France has only recently developed a tea culture, even though Louis XIV briefly popularized the drink when he took it as a digestive aid. After his departure from the throne, though, tea culture in France nearly disappeared until the 1850s. Since then, the French have combined their high art of pastry-making and the culture of social tea drinking. The scenic nation is dotted with tea rooms and social centers that offer a different tea for every imaginable occasion. These days the French are rediscovering the many benefits of tea drinking, much as U.S. citizens are.
Unlike most other tea-drinking people, Russians generally only drink hot tea, not iced.

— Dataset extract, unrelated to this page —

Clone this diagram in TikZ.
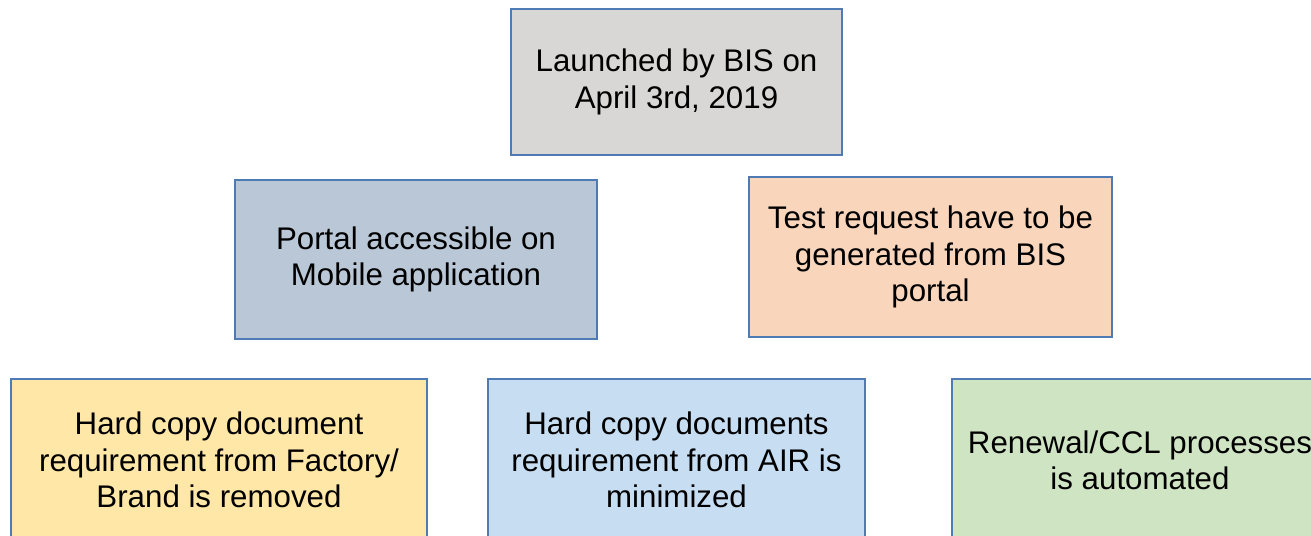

The nation’s climate dictated early tea customs, even when the drink was only available to the wealthy, before the era of Peter the Great. After that, a larger supply from China and India meant that everyone in Russia could enjoy the drink, and they did so in a big way. Using the famous “samovar,” mechanically based on an ancient Mongol brewing pot, Russians created a unique tea culture of their own. It features mostly black tea, seasoned with sugar and other sweets and served piping hot. The strong, sweet concoction does much to bolster the human body against icy Siberian winters.
Japan’s tea culture is the most intricate and famous in the world. When Buddhist monks brought the first batch of green matcha tea from China, Japan’s ancient tea ceremony was born. Now, centuries later, that ceremony survives, and Japan has built a reputation as one of the finest exporters of matcha tea and other varieties. So socially powerful is Japanese tea ceremony as a cultural phenomenon, the practice has begun to spill over into North America, Europe and elsewhere as people the world over discover the beauty and health of Japanese matcha tea and tea ceremony.
Except for China, the UK accounts for more tea consumption per capita than any region on earth. The British tea culture began in the 1700s when East India Company ships brought the drink from India. Slowly, tea replaced coffee as the beverage of choice among both upper and lower classes in Great Britain. Now, the world knows and loves English breakfast tea, Earl Grey varieties and others that hail from the UK. Even the linguistic contrivance, “tea time,” is an English invention.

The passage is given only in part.